Editor,
This Saturday is International Women’s Day, except you would not know it.
“Anora,” the most insidious sexist, anti-female movie I have seen in a long time won multiple Academy Awards. The film ostensibly attempts to show how sex workers are objectified while overtly objectifying the main character. Anora, called Ani, is smart enough to know she should have worker’s compensation in her occupation but is too disenfranchised to realize that the selfish son of a Russian oligarch, Ivan, is using her for his own gratification.
Sean Baker, director, obsessively provided us with countless soft porn scenes in which Ani bares nearly her entire body, presumably due to regulatory constraints, while dancing provocatively for the men that pay her for sex.

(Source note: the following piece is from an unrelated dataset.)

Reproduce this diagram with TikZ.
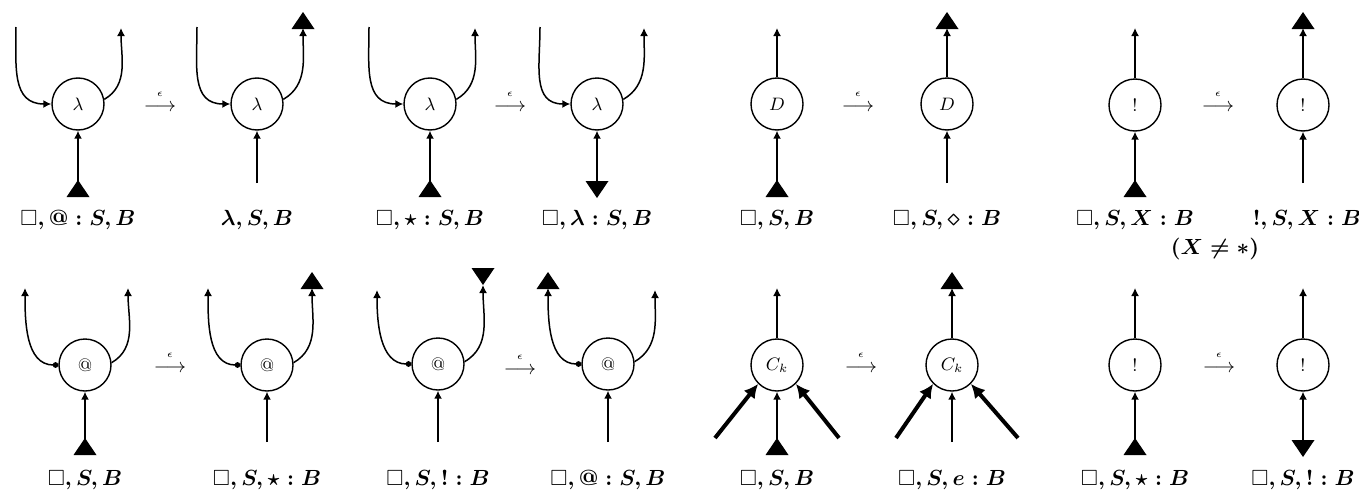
\documentclass[tikz,border=0pt]{standalone}
\usepackage{amsmath,amssymb}
\usetikzlibrary{arrows.meta}
\tikzset{
  nd/.style={circle,draw,line width=0.7pt,minimum size=26pt,inner sep=0pt,font=\small},
  wire/.style={line width=0.75pt},
  sm/.style={wire,-{Latex[length=4pt,width=4pt]}},
  dotsm/.style={wire,{Circle[length=2.8pt]}-{Latex[length=4pt,width=4pt]}},
  thk/.style={line width=2pt,-{Latex[length=7pt,width=7pt]}},
  lab/.style={font=\fontsize{11}{13}\selectfont\boldmath,inner sep=0pt},
  rw/.style={inner sep=0pt},
  ep/.style={inner sep=0pt,font=\tiny},
  upT/.pic={\fill (-11.5,0) -- (11.5,0) -- (0,17) -- cycle;},
  dnT/.pic={\fill (-11.5,0) -- (11.5,0) -- (0,-17) -- cycle;},
}
\begin{document}
\begin{tikzpicture}[x=0.5pt,y=0.5pt]
\useasboundingbox (0,0) rectangle (1359,-498);

% ---------------- top row ----------------
% P1
\node[nd] (c1) at (78,-104) {$\lambda$};
\coordinate (c1l) at (16,-27);
\coordinate (c1r) at (121,-28);
\coordinate (c1b) at (78,-197);
\draw[sm] (c1l) to[out=-90,in=180,looseness=1.2] (c1.west);
\draw[sm] (c1.10) to[out=30,in=-90] (c1r);
\draw[sm] (c1b) -- (c1.south);
\pic at (c1b) {upT};
\node[lab] (t1) at (78,-220) {$\square,@ : S, B$};
\node[rw] (s1) at (160,-108) {$\longrightarrow$};
\node[ep] (e1) at (160,-94) {$\epsilon$};
% P2
\node[nd] (c2) at (257,-104) {$\lambda$};
\coordinate (c2l) at (197,-27);
\coordinate (c2r) at (303,-28);
\coordinate (c2rt) at (303,-29);
\coordinate (c2b) at (257,-183);
\draw[sm] (c2l) to[out=-90,in=180,looseness=1.2] (c2.west);
\draw[sm] (c2.10) to[out=30,in=-90] (c2r);
\pic at (c2rt) {upT};
\draw[sm] (c2b) -- (c2.south);
\node[lab] (t2) at (257,-220) {$\lambda, S, B$};
% P3
\node[nd] (c3) at (430,-104) {$\lambda$};
\coordinate (c3l) at (369,-27);
\coordinate (c3r) at (475,-28);
\coordinate (c3b) at (430,-197);
\draw[sm] (c3l) to[out=-90,in=180,looseness=1.2] (c3.west);
\draw[sm] (c3.10) to[out=30,in=-90] (c3r);
\draw[sm] (c3b) -- (c3.south);
\pic at (c3b) {upT};
\node[lab] (t3) at (430,-220) {$\square,\star : S, B$};
\node[rw] (s2) at (510,-108) {$\longrightarrow$};
\node[ep] (e2) at (510,-94) {$\epsilon$};
% P4
\node[nd] (c4) at (597,-104) {$\lambda$};
\coordinate (c4l) at (540,-27);
\coordinate (c4r) at (644,-28);
\coordinate (c4b) at (597,-181);
\draw[sm] (c4l) to[out=-90,in=180,looseness=1.2] (c4.west);
\draw[sm] (c4.10) to[out=30,in=-90] (c4r);
\draw[sm] (c4b) -- (c4.south);
\pic at (c4b) {dnT};
\node[lab] (t4) at (597,-220) {$\square, \lambda : S, B$};
% P5
\node[nd] (c5) at (777,-104) {$D$};
\coordinate (c5t) at (777,-28);
\coordinate (c5b) at (777,-197);
\draw[sm] (c5.north) -- (c5t);
\draw[sm] (c5b) -- (c5.south);
\pic at (c5b) {upT};
\node[lab] (t5) at (777,-220) {$\square,S, B$};
\node[rw] (s3) at (858,-108) {$\longrightarrow$};
\node[ep] (e3) at (858,-94) {$\epsilon$};
% P6
\node[nd] (c6) at (947,-104) {$D$};
\coordinate (c6t) at (947,-28);
\coordinate (c6tt) at (947,-29);
\coordinate (c6b) at (947,-183);
\draw[sm] (c6.north) -- (c6t);
\pic at (c6tt) {upT};
\draw[sm] (c6b) -- (c6.south);
\node[lab] (t6) at (947,-220) {$\square, S, \diamond : B$};
% P7
\node[nd] (c7) at (1135,-105) {$!$};
\coordinate (c7t) at (1135,-28);
\coordinate (c7b) at (1135,-197);
\draw[sm] (c7.north) -- (c7t);
\draw[sm] (c7b) -- (c7.south);
\pic at (c7b) {upT};
\node[lab] (t7) at (1135,-220) {$\square, S, X : B$};
\node[rw] (s4) at (1218,-108) {$\longrightarrow$};
\node[ep] (e4) at (1218,-94) {$\epsilon$};
% P8
\node[nd] (c8) at (1303,-105) {$!$};
\coordinate (c8t) at (1303,-28);
\coordinate (c8tt) at (1303,-29);
\coordinate (c8b) at (1303,-183);
\draw[sm] (c8.north) -- (c8t);
\pic at (c8tt) {upT};
\draw[sm] (c8b) -- (c8.south);
\node[lab] (t8) at (1307,-220) {$!, S, X : B$};
\node[lab] (cond) at (1215,-249) {$(X \neq \ast)$};

% ---------------- bottom row ----------------
% Q1
\node[nd] (d1) at (85,-365) {$@$};
\coordinate (d1l) at (25,-288);
\coordinate (d1r) at (128,-288);
\coordinate (d1b) at (85,-455);
\draw[dotsm] (d1.west) to[out=180,in=-90] (d1l);
\draw[sm] (d1.5) to[out=30,in=-90] (d1r);
\draw[sm] (d1b) -- (d1.south);
\pic at (d1b) {upT};
\node[lab] (u1) at (85,-480) {$\square, S, B$};
\node[rw] (r1) at (170,-369) {$\longrightarrow$};
\node[ep] (f1) at (170,-355) {$\epsilon$};
% Q2
\node[nd] (d2) at (267,-365) {$@$};
\coordinate (d2l) at (208,-288);
\coordinate (d2r) at (312,-288);
\coordinate (d2rt) at (312,-289);
\coordinate (d2b) at (267,-442);
\draw[dotsm] (d2.west) to[out=180,in=-90] (d2l);
\draw[sm] (d2.5) to[out=30,in=-90] (d2r);
\pic at (d2rt) {upT};
\draw[sm] (d2b) -- (d2.south);
\node[lab] (u2) at (267,-480) {$\square, S, \star : B$};
% Q3
\node[nd] (d3) at (438,-364) {$@$};
\coordinate (d3l) at (377,-290);
\coordinate (d3r) at (483,-285);
\coordinate (d3rt) at (483,-268);
\coordinate (d3b) at (438,-442);
\draw[dotsm] (d3.west) to[out=180,in=-90] (d3l);
\draw[sm] (d3.5) to[out=30,in=-90] (d3r);
\pic at (d3rt) {dnT};
\draw[sm] (d3b) -- (d3.south);
\node[lab] (u3) at (438,-480) {$\square, S, ! : B$};
\node[rw] (r2) at (520,-371) {$\longrightarrow$};
\node[ep] (f2) at (520,-357) {$\epsilon$};
% Q4
\node[nd] (d4) at (608,-364) {$@$};
\coordinate (d4l) at (548,-288);
\coordinate (d4lt) at (548,-289);
\coordinate (d4r) at (655,-290);
\coordinate (d4b) at (608,-442);
\draw[dotsm] (d4.west) to[out=180,in=-90] (d4l);
\pic at (d4lt) {upT};
\draw[sm] (d4.5) to[out=30,in=-90] (d4r);
\draw[sm] (d4b) -- (d4.south);
\node[lab] (u4) at (608,-480) {$\square, @ : S, B$};
% Q5
\node[nd] (d5) at (777,-365) {$C_k$};
\coordinate (d5t) at (777,-288);
\coordinate (d5b) at (777,-455);
\coordinate (d5sl) at (715,-438);
\coordinate (d5sr) at (839,-438);
\draw[sm] (d5.north) -- (d5t);
\draw[sm] (d5b) -- (d5.south);
\pic at (d5b) {upT};
\draw[thk] (d5sl) -- (d5.225);
\draw[thk] (d5sr) -- (d5.-45);
\node[lab] (u5) at (777,-480) {$\square,S, B$};
\node[rw] (r3) at (861,-369) {$\longrightarrow$};
\node[ep] (f3) at (861,-355) {$\epsilon$};
% Q6
\node[nd] (d6) at (952,-365) {$C_k$};
\coordinate (d6t) at (952,-288);
\coordinate (d6tt) at (952,-289);
\coordinate (d6b) at (952,-442);
\coordinate (d6sl) at (896,-438);
\coordinate (d6sr) at (1018,-438);
\draw[sm] (d6.north) -- (d6t);
\pic at (d6tt) {upT};
\draw[sm] (d6b) -- (d6.south);
\draw[thk] (d6sl) -- (d6.225);
\draw[thk] (d6sr) -- (d6.-45);
\node[lab] (u6) at (952,-480) {$\square, S, e : B$};
% Q7
\node[nd] (d7) at (1135,-365) {$!$};
\coordinate (d7t) at (1135,-288);
\coordinate (d7b) at (1135,-455);
\draw[sm] (d7.north) -- (d7t);
\draw[sm] (d7b) -- (d7.south);
\pic at (d7b) {upT};
\node[lab] (u7) at (1135,-480) {$\square, S, \star : B$};
\node[rw] (r4) at (1219,-369) {$\longrightarrow$};
\node[ep] (f4) at (1219,-355) {$\epsilon$};
% Q8
\node[nd] (d8) at (1303,-365) {$!$};
\coordinate (d8t) at (1303,-288);
\coordinate (d8b) at (1303,-440);
\draw[sm] (d8.north) -- (d8t);
\draw[sm] (d8b) -- (d8.south);
\pic at (d8b) {dnT};
\node[lab] (u8) at (1303,-480) {$\square, S, ! : B$};
\end{tikzpicture}
\end{document}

When she speaks with her customers, her voice is oh-so-sweet but when she converses with her fellow sex workers, Ani dons a thick Brooklyn/Bronx accent to portray her uneducated upbringing.
Ivan asked Ani to marry him because he is receiving the best sex ever and wants to be a U.S. citizen. We see that he is an alcoholic, a drug addict and so obviously self-involved. Ivan and Ani galavant around New York drinking and drugging and we see Ani’s over-the-top suggestive outfits revealing various parts of her body. When they are at home in Ivan’s parents’ New York mansion, a couple of shots depict Ivan playing his video games while Ani yearns for attention. The only way she secures his attention is by initiating sex. The sex scenes between them are completely devoid of Ani’s pleasure.
Throughout the movie, Ani just cannot discern who her allies are, including a Russian hit man, Igor, who is kind to her while Ivan’s family forces her, with a $10,00 reward, to annul her Las Vegas marriage to Ivan. When his parents catch up to the wayward Ivan, he tells Ani that she is stupid and that of course, they must get an annulment.
If there is any group of women in the world, it is sex workers who acutely understand the difference between sex and love. They engage in loveless sex every day for their income. Sean Baker uses actor Mikey Madison, who plays Ani, the same way Ivan uses Ani to objectify her and further the message that sex workers are unintelligent, unwise, foolish and weak. Shame on you, Sean Baker, for obfuscating your sexist script as a Cinderella story. During your speech at the Academy Awards, you urged people to support independent movies. I paid $10 to sit in Anora for over two hours to be enormously offended and enraged and I want my money back.